▶ [SUPPLIED DATA]
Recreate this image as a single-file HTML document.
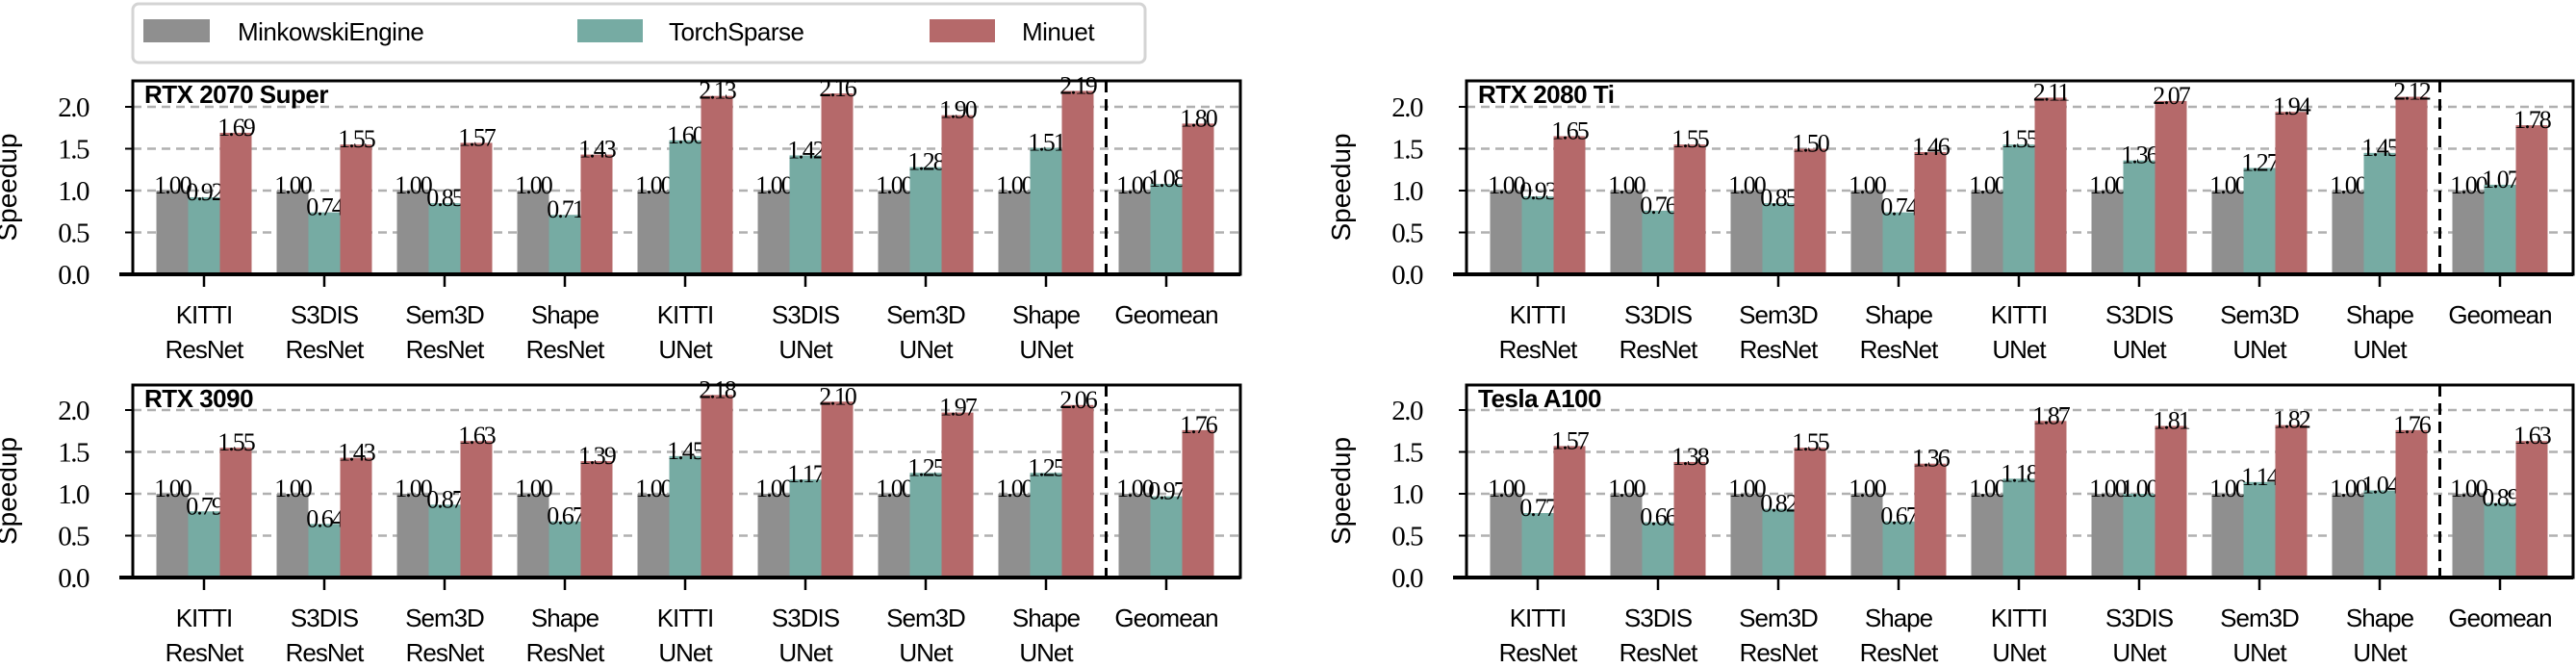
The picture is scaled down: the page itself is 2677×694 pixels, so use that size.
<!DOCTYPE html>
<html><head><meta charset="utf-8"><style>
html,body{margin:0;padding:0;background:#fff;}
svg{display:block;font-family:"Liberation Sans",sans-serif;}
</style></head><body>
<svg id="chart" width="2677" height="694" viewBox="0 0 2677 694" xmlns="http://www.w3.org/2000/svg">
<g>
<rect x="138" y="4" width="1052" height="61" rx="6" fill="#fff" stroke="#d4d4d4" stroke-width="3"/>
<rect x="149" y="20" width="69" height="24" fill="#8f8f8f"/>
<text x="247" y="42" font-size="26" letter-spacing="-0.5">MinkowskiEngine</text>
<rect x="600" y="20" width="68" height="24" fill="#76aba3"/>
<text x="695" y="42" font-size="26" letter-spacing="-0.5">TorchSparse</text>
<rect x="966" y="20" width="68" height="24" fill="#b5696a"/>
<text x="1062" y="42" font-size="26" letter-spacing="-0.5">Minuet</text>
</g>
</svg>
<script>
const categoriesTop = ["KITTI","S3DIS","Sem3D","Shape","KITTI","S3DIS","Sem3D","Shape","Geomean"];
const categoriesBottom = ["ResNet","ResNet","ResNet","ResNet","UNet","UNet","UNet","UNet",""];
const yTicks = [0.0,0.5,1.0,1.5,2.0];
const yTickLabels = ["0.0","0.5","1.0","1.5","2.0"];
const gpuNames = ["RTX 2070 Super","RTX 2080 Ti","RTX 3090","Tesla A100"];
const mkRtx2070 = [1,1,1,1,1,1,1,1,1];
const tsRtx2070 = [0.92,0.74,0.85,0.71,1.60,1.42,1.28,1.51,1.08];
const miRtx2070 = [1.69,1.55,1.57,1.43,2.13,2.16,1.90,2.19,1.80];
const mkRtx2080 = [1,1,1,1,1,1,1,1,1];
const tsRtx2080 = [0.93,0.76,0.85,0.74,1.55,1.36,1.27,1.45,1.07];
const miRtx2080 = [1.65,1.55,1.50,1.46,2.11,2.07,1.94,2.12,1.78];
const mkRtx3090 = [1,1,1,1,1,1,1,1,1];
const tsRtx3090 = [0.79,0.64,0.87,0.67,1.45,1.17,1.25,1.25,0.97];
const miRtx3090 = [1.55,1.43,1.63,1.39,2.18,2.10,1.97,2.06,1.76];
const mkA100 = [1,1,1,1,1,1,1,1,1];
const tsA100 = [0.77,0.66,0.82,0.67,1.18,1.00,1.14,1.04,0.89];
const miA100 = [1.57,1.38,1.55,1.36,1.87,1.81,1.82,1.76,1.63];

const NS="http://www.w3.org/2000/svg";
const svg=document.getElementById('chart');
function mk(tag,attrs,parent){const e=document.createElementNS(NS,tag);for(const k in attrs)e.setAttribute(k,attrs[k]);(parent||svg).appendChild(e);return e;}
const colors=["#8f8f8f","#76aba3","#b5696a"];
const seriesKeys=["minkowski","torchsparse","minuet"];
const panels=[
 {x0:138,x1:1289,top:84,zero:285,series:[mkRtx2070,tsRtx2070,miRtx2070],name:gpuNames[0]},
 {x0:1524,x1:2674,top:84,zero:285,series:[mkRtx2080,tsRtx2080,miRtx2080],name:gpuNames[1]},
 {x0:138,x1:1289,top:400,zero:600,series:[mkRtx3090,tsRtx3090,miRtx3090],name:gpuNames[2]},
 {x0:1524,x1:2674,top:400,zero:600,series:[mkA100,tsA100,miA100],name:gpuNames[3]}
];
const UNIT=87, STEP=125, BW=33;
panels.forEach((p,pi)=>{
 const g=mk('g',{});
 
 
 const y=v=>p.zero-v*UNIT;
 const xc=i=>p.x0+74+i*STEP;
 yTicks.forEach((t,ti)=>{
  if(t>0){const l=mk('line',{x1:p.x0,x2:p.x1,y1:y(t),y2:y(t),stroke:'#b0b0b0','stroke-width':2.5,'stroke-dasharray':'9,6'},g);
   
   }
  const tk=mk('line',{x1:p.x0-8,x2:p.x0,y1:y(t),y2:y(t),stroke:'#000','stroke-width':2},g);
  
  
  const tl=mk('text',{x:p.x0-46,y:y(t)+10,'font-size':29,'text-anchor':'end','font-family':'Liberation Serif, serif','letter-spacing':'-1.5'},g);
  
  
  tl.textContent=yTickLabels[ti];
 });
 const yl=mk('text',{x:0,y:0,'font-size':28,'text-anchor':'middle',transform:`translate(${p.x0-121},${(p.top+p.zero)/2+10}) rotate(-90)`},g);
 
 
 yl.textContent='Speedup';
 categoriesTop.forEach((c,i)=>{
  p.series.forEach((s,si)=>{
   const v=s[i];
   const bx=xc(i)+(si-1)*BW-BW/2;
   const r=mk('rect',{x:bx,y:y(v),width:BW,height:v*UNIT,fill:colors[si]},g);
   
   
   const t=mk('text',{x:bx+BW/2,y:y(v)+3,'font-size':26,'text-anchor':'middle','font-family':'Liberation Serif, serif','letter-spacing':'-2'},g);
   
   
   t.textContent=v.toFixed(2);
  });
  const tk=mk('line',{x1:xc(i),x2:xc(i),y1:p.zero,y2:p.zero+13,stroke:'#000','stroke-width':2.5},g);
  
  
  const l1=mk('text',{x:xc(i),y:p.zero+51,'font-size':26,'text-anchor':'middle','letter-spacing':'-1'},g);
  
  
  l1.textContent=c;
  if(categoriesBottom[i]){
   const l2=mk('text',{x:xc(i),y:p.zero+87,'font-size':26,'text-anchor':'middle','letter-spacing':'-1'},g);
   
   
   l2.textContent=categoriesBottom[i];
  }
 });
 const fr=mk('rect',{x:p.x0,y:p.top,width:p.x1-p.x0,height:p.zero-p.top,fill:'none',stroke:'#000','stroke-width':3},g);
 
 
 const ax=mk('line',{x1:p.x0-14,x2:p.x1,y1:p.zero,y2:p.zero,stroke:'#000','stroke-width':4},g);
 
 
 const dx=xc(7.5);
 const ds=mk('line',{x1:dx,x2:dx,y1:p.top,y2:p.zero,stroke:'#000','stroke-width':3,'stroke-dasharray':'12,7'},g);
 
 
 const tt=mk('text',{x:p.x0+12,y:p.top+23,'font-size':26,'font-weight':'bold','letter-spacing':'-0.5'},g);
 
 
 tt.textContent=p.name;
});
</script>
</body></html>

▶ [REQUIRED WORK]
Return the listing above word for word, with the pictures removed.

▶ [TASK ANSWER]
Recreate this image as a single-file HTML document.
The picture is scaled down: the page itself is 2677×694 pixels, so use that size.
<!DOCTYPE html>
<html><head><meta charset="utf-8"><style>
html,body{margin:0;padding:0;background:#fff;}
svg{display:block;font-family:"Liberation Sans",sans-serif;}
</style></head><body>
<svg id="chart" width="2677" height="694" viewBox="0 0 2677 694" xmlns="http://www.w3.org/2000/svg">
<g>
<rect x="138" y="4" width="1052" height="61" rx="6" fill="#fff" stroke="#d4d4d4" stroke-width="3"/>
<rect x="149" y="20" width="69" height="24" fill="#8f8f8f"/>
<text x="247" y="42" font-size="26" letter-spacing="-0.5">MinkowskiEngine</text>
<rect x="600" y="20" width="68" height="24" fill="#76aba3"/>
<text x="695" y="42" font-size="26" letter-spacing="-0.5">TorchSparse</text>
<rect x="966" y="20" width="68" height="24" fill="#b5696a"/>
<text x="1062" y="42" font-size="26" letter-spacing="-0.5">Minuet</text>
</g>
</svg>
<script>
const categoriesTop = ["KITTI","S3DIS","Sem3D","Shape","KITTI","S3DIS","Sem3D","Shape","Geomean"];
const categoriesBottom = ["ResNet","ResNet","ResNet","ResNet","UNet","UNet","UNet","UNet",""];
const yTicks = [0.0,0.5,1.0,1.5,2.0];
const yTickLabels = ["0.0","0.5","1.0","1.5","2.0"];
const gpuNames = ["RTX 2070 Super","RTX 2080 Ti","RTX 3090","Tesla A100"];
const mkRtx2070 = [1,1,1,1,1,1,1,1,1];
const tsRtx2070 = [0.92,0.74,0.85,0.71,1.60,1.42,1.28,1.51,1.08];
const miRtx2070 = [1.69,1.55,1.57,1.43,2.13,2.16,1.90,2.19,1.80];
const mkRtx2080 = [1,1,1,1,1,1,1,1,1];
const tsRtx2080 = [0.93,0.76,0.85,0.74,1.55,1.36,1.27,1.45,1.07];
const miRtx2080 = [1.65,1.55,1.50,1.46,2.11,2.07,1.94,2.12,1.78];
const mkRtx3090 = [1,1,1,1,1,1,1,1,1];
const tsRtx3090 = [0.79,0.64,0.87,0.67,1.45,1.17,1.25,1.25,0.97];
const miRtx3090 = [1.55,1.43,1.63,1.39,2.18,2.10,1.97,2.06,1.76];
const mkA100 = [1,1,1,1,1,1,1,1,1];
const tsA100 = [0.77,0.66,0.82,0.67,1.18,1.00,1.14,1.04,0.89];
const miA100 = [1.57,1.38,1.55,1.36,1.87,1.81,1.82,1.76,1.63];

const NS="http://www.w3.org/2000/svg";
const svg=document.getElementById('chart');
function mk(tag,attrs,parent){const e=document.createElementNS(NS,tag);for(const k in attrs)e.setAttribute(k,attrs[k]);(parent||svg).appendChild(e);return e;}
const colors=["#8f8f8f","#76aba3","#b5696a"];
const seriesKeys=["minkowski","torchsparse","minuet"];
const panels=[
 {x0:138,x1:1289,top:84,zero:285,series:[mkRtx2070,tsRtx2070,miRtx2070],name:gpuNames[0]},
 {x0:1524,x1:2674,top:84,zero:285,series:[mkRtx2080,tsRtx2080,miRtx2080],name:gpuNames[1]},
 {x0:138,x1:1289,top:400,zero:600,series:[mkRtx3090,tsRtx3090,miRtx3090],name:gpuNames[2]},
 {x0:1524,x1:2674,top:400,zero:600,series:[mkA100,tsA100,miA100],name:gpuNames[3]}
];
const UNIT=87, STEP=125, BW=33;
panels.forEach((p,pi)=>{
 const g=mk('g',{});
 
 
 const y=v=>p.zero-v*UNIT;
 const xc=i=>p.x0+74+i*STEP;
 yTicks.forEach((t,ti)=>{
  if(t>0){const l=mk('line',{x1:p.x0,x2:p.x1,y1:y(t),y2:y(t),stroke:'#b0b0b0','stroke-width':2.5,'stroke-dasharray':'9,6'},g);
   
   }
  const tk=mk('line',{x1:p.x0-8,x2:p.x0,y1:y(t),y2:y(t),stroke:'#000','stroke-width':2},g);
  
  
  const tl=mk('text',{x:p.x0-46,y:y(t)+10,'font-size':29,'text-anchor':'end','font-family':'Liberation Serif, serif','letter-spacing':'-1.5'},g);
  
  
  tl.textContent=yTickLabels[ti];
 });
 const yl=mk('text',{x:0,y:0,'font-size':28,'text-anchor':'middle',transform:`translate(${p.x0-121},${(p.top+p.zero)/2+10}) rotate(-90)`},g);
 
 
 yl.textContent='Speedup';
 categoriesTop.forEach((c,i)=>{
  p.series.forEach((s,si)=>{
   const v=s[i];
   const bx=xc(i)+(si-1)*BW-BW/2;
   const r=mk('rect',{x:bx,y:y(v),width:BW,height:v*UNIT,fill:colors[si]},g);
   
   
   const t=mk('text',{x:bx+BW/2,y:y(v)+3,'font-size':26,'text-anchor':'middle','font-family':'Liberation Serif, serif','letter-spacing':'-2'},g);
   
   
   t.textContent=v.toFixed(2);
  });
  const tk=mk('line',{x1:xc(i),x2:xc(i),y1:p.zero,y2:p.zero+13,stroke:'#000','stroke-width':2.5},g);
  
  
  const l1=mk('text',{x:xc(i),y:p.zero+51,'font-size':26,'text-anchor':'middle','letter-spacing':'-1'},g);
  
  
  l1.textContent=c;
  if(categoriesBottom[i]){
   const l2=mk('text',{x:xc(i),y:p.zero+87,'font-size':26,'text-anchor':'middle','letter-spacing':'-1'},g);
   
   
   l2.textContent=categoriesBottom[i];
  }
 });
 const fr=mk('rect',{x:p.x0,y:p.top,width:p.x1-p.x0,height:p.zero-p.top,fill:'none',stroke:'#000','stroke-width':3},g);
 
 
 const ax=mk('line',{x1:p.x0-14,x2:p.x1,y1:p.zero,y2:p.zero,stroke:'#000','stroke-width':4},g);
 
 
 const dx=xc(7.5);
 const ds=mk('line',{x1:dx,x2:dx,y1:p.top,y2:p.zero,stroke:'#000','stroke-width':3,'stroke-dasharray':'12,7'},g);
 
 
 const tt=mk('text',{x:p.x0+12,y:p.top+23,'font-size':26,'font-weight':'bold','letter-spacing':'-0.5'},g);
 
 
 tt.textContent=p.name;
});
</script>
</body></html>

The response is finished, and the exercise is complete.